いもフライ。ラーメンが圧倒的な名物である佐野において、たぶん2番手を追走していると思しきご当地料理である。いもフライMAPまで作成されている。
10月最終日の夜。佐野駅にほど近いホテルでPC猿打後、20時頃にフラフラと屋外へ。佐野は駅周辺に呑み屋が充実。向かった先は半月前に足を運んだ激シブ店<若葉>。
前回はママが一人で切盛りしていたが、ドアを開けると娘さんぐらいの方と2人で厨房に。小上がりには目視70歳オーバーのゴキゲンなオヤジ3人組。
瓶ビール(大)を注文。お通しをツマミながら「もつ煮」「いもフライ」を注文。
もつ煮は関東の呑み屋定番メニュー。ところが佐野はもつ煮を名物として売り出していないが、ラーメンともつ煮を一緒に食べる文化が存在するという。
初めて佐野入りした際、食堂でラーメンを頼み、餃子か半チャーハンなどの付け合わせを尋ねたらもつ煮を勧められ、言葉を消化できなかった記憶がある。どちらも汁モノ。あまり試そうという気に何故かならない。
ラーメンと合わせる気分になれぬ、アルコールなら別。ちなみに私はラーメンとアルコールはあまり合わせぬ。もつ煮は関東では珍しくないが、食し方の文化としての佐野名物といえる。
この日の今朝、新神戸駅で買ったデイリースポーツ1面Oリックス日本一ニュースを読みながらビールとお通しをつついていると、もつ煮降臨。たっぷりである。
七味をたっぷりふりかけ、まずはもつ…。柔らかい。味が染み込んでいる。根野菜も深い味わい。汁が旨い。佐野だから美味いという以上に、この店が旨いのだろう。

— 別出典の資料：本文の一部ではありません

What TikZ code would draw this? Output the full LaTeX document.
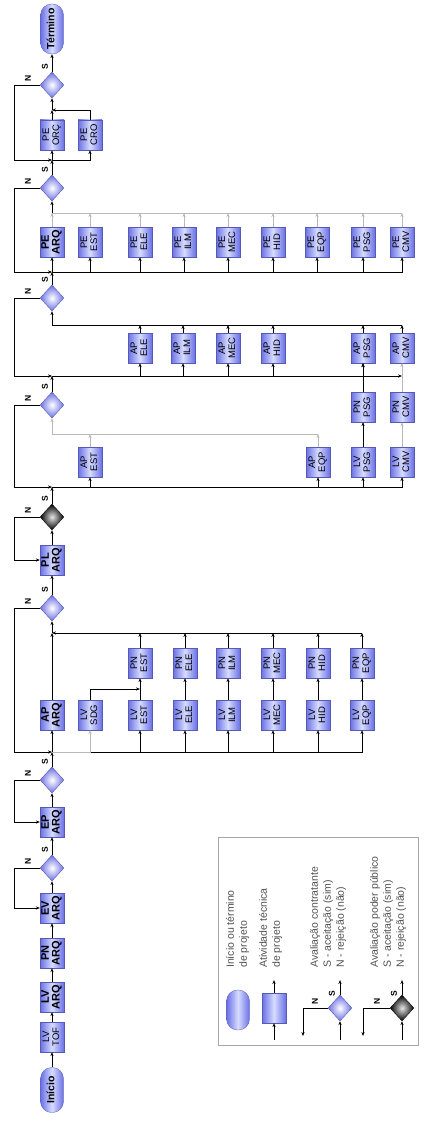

もつ煮が無くなった頃という絶妙タイミングでいもフライ降臨。じゃがいものフライというそのまんまの料理。関西なら串カツとして定番。この店は串にささっていないが、10ヶほどお皿に。一人客の量ではない。
まずは塩で。じゃがいものほのかな甘みとホクホクが嬉しい。衣は上品なサクサクで油っこくない。単なるじゃがいものフライかと思いきや、恐れ入った。2ヶ目からはソースを駆使しながら、すべて完食してしまった。
さすがに腹に溜まる。ビールも大瓶で2本滅失。しかし、もう少し食べて呑みたい。
3杯目は日本酒にして、3品目はいか焼き。このお店の名物で、半月前も味わった。佐野名物でなく若葉名物なのだろう。
チビチビやっていると、降臨。圧倒的迫力である。生姜醤油が掛かっているが、好みでわさび醤油も。私はマヨネーズをもらい、七味を掛ける。マヨ七味といか焼き。無双ツマミとなる。酒の冷や(常温)がノドを滑り、胃を焼く。小皿にたっぷり零れているのも嬉しい。
いか焼きもかなりの大きさだが、美味しく完食。日本酒も無くなった。お通しを含めて4品。瓶ビール大2本と日本酒1合。所要時間は50分。かなりの満足度。満腹である。
店を出る。ブラブラホテルに向かう途中「らーめん」という文字が視界に。満腹だけど近づいてみたら「らーめん予備校」とあった。佐野ラーメン店開業を志す者たちの予備校。2か月ほど前にその仕掛け人の方とお会いする機会があった。ここに予備校はあったのか。
翌日は午前中が佐野ミッション。午後からは神戸に戻るだけ。明日の昼は佐野最強名物・佐野ラーメンを啜るか。不気味な笑みを浮かべながらホテルに戻る。
ロビーに備え付けられていたスポーツ新聞が視界に。神戸では一面が当然オリックス日本一。佐野では、というより関東では「タッキー ジャニーズ事務所退社」。……。日本は広い。
激シブ旅情。
もつ煮とビールと贔屓チームの優勝記事。至福。
地醤油(たぶん)。
いもフライ。量多し。
いか焼き。量多し。
入学せんばいけん。
(付記)
後日、池波正太郎先生の食エッセイを読んでいたら「ポテトフライ」の話が出てきた。ファストフード系でなく、まさに佐野で食した「いもフライ」。エッセイを読んで、また食べたくなった。ビールのお供として。キャベツの千切り&ウスターソースを添えて。